**INFORMATION SHOWN:**

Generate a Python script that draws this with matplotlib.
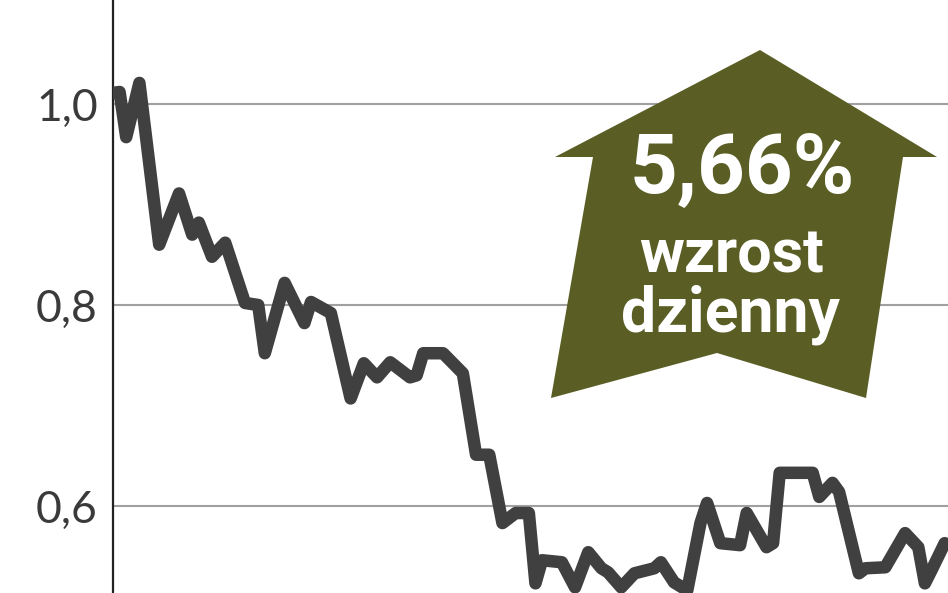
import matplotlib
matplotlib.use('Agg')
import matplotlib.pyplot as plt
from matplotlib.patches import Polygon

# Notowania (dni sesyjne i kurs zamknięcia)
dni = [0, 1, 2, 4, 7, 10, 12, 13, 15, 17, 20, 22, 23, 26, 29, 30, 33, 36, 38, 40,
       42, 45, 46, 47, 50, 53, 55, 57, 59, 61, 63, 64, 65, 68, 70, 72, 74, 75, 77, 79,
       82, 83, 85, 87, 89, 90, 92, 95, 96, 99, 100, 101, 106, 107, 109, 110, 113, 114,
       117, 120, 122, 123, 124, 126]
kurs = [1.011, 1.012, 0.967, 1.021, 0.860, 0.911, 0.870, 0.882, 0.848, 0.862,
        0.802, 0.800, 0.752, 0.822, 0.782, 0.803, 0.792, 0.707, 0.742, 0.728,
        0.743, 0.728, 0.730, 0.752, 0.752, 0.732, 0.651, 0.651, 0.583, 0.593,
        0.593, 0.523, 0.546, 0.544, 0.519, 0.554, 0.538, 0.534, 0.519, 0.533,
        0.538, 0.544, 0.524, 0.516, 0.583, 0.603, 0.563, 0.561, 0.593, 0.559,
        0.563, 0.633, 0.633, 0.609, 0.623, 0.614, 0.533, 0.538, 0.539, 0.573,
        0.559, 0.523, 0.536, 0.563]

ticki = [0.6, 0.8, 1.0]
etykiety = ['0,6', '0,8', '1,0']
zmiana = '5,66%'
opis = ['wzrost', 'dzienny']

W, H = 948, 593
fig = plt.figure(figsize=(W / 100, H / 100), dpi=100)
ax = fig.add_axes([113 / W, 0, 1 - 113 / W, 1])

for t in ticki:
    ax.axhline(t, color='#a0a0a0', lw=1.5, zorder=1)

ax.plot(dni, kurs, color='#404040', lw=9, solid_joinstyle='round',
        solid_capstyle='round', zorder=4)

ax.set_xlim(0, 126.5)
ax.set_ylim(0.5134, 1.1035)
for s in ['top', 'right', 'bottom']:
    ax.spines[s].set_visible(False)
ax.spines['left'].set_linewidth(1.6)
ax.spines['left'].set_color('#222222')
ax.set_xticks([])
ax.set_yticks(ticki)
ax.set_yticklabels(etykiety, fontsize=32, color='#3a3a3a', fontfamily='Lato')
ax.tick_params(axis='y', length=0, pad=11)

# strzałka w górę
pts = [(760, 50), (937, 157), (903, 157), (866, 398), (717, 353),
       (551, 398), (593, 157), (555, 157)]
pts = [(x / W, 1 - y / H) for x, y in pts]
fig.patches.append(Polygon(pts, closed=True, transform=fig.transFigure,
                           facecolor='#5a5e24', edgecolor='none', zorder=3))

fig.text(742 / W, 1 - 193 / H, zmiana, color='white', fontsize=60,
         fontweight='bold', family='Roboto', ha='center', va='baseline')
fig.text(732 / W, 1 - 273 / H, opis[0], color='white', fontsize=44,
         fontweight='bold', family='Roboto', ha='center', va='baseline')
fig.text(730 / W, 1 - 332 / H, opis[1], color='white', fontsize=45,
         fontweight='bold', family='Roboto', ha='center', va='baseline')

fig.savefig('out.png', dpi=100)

**WHAT TO PRODUCE:** Without the pictures, return the listing above from its first line through the line that has "from matplotlib.patches import Polygon".

**WRITTEN ANSWER:**
Generate a Python script that draws this with matplotlib.
import matplotlib
matplotlib.use('Agg')
import matplotlib.pyplot as plt
from matplotlib.patches import Polygon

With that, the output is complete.